Maybe it’s hard to be a feminish/feminist and oppose international actions to protect this liberalism (which was, at one level, what the Iraq war was all about). I s’pose I just think that armed interventions are different from peaceful ones.
Her honour for your Cup
July 9th, 2006
France, 10-something p.m….
I’d begun to think the World Cup, with all its macho aggressive drinking prostituting big-money big-ego competitiveness, was a bit tedious from a feminish point of view, when (while enjoying tonight’s game)…
“Quoi? Qu’est ce qu’il se passe? Quoi? Quoi? … ”
“Pas ca!”
“Oh non! oh non! oh non!”
“Qu’est ce que ta fait, Zizou? Qu’est ce que ta fait?”
Quelle horreur!
Devastation in just another room in just another village in France tonight. The shock was galling (pun ’scused). How he, how that? As the commentators kept saying - the whole point is what happened before the head-butt? What on earth could have warranted that? Words - and probably about his mother, I idly half-jokingly mused.
In fact it seems (at least for the moment) that I wasn’t wrong.

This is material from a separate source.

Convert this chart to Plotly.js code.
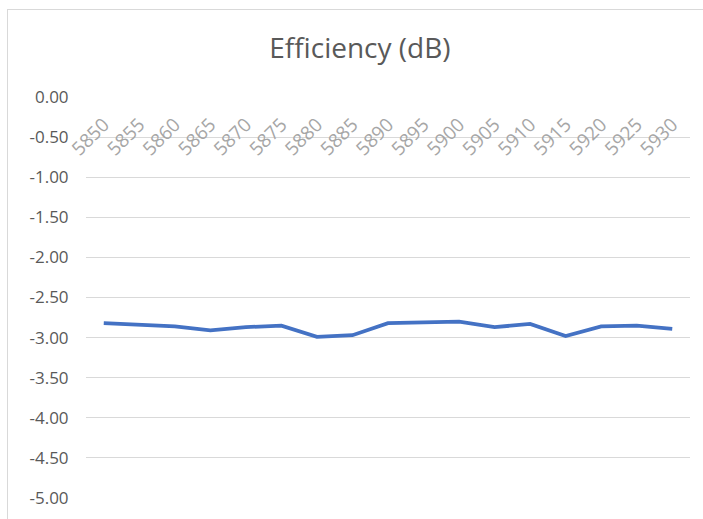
<!DOCTYPE html>
<html>
<head>
<meta charset="utf-8">
<script src="https://cdn.plot.ly/plotly-3.0.1.min.js"></script>
<style>
  html, body { margin: 0; padding: 0; background: #ffffff; }
  #frame { position: absolute; left: 7px; top: 9px; width: 720px; height: 530px; border: 1px solid #d9d9d9; box-sizing: border-box; }
  #chart { position: absolute; left: 0; top: 0; width: 703px; height: 519px; }
</style>
</head>
<body>
<div id="frame"></div>
<div id="chart"></div>
<script>
const frequencies = ['5850','5855','5860','5865','5870','5875','5880','5885','5890','5895','5900','5905','5910','5915','5920','5925','5930'];
const efficiencyDb = [-2.82,-2.84,-2.86,-2.91,-2.87,-2.85,-2.99,-2.97,-2.82,-2.81,-2.80,-2.87,-2.83,-2.98,-2.86,-2.85,-2.89];
const yTickValues = [0,-0.5,-1,-1.5,-2,-2.5,-3,-3.5,-4,-4.5,-5];
const yTickLabels = ['0.00','-0.50','-1.00','-1.50','-2.00','-2.50','-3.00','-3.50','-4.00','-4.50','-5.00'];

const trace = {
  type: 'scatter',
  mode: 'lines',
  x: frequencies,
  y: efficiencyDb,
  line: { color: '#4472c4', width: 3.8 },
  hoverinfo: 'x+y'
};

const layout = {
  width: 703,
  height: 519,
  margin: { l: 86, r: 13, t: 97, b: 21 },
  paper_bgcolor: 'rgba(0,0,0,0)',
  plot_bgcolor: 'rgba(0,0,0,0)',
  showlegend: false,
  title: {
    text: 'Efficiency (dB)',
    font: { family: 'Open Sans, sans-serif', size: 28, color: '#595959' },
    x: 0.512, xanchor: 'center',
    y: 0.908, yanchor: 'middle'
  },
  xaxis: {
    type: 'category',
    anchor: 'free',
    position: 1,
    side: 'bottom',
    tickangle: -45,
    ticks: 'outside',
    ticklen: 8,
    tickcolor: 'rgba(0,0,0,0)',
    showgrid: false,
    showline: false,
    zeroline: false,
    tickfont: { family: 'Open Sans, sans-serif', size: 19, color: '#a6a6a6' },
    range: [-0.5, frequencies.length - 0.5]
  },
  yaxis: {
    range: [-5, 0],
    tickvals: yTickValues,
    ticktext: yTickLabels,
    showgrid: true,
    gridcolor: '#d9d9d9',
    gridwidth: 1,
    zeroline: false,
    showline: false,
    ticks: 'outside',
    ticklen: 13,
    tickcolor: 'rgba(0,0,0,0)',
    tickfont: { family: 'Open Sans, sans-serif', size: 17, color: '#595959' }
  }
};

Plotly.newPlot('chart', [trace], layout, { displayModeBar: false, staticPlot: true });
</script>
</body>
</html>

The word on the French street (which hasn’t yet made it onto the Wires) is that Marco Materazzi slandered Zidane’s mother and, in his last match of a stunning career, in the World Cup Final, with his team a hair’s breadth from victory, with hundreds of millions world-over watching his every tango with the ball, the cool-as-cool hero of La France lost his presence of mind and unleashed his fury - with unfathomably huge consequences.
The immense force to revenge his Mum’s honour overwhelmed Zizou’s guard, and That, as they say, was That.
Thing is, Bet he wouldn’t've done it if Materazzi slandered his Dad.
Why not? Why did Materazzi’s bear baiting hit the spot? Why was it this that unspun the king of cool? What is the whole Mother’s Honour thing, anyway - and can it be a good thing? …. For me there’s a bit of a whiff of the Oath of the Horatii about it (what with us being in France and all that): men swearing to sacrifice everything (even their lives) for the honour and protection of a feminised ideal (La France, La Libertie), for women, and almost over them.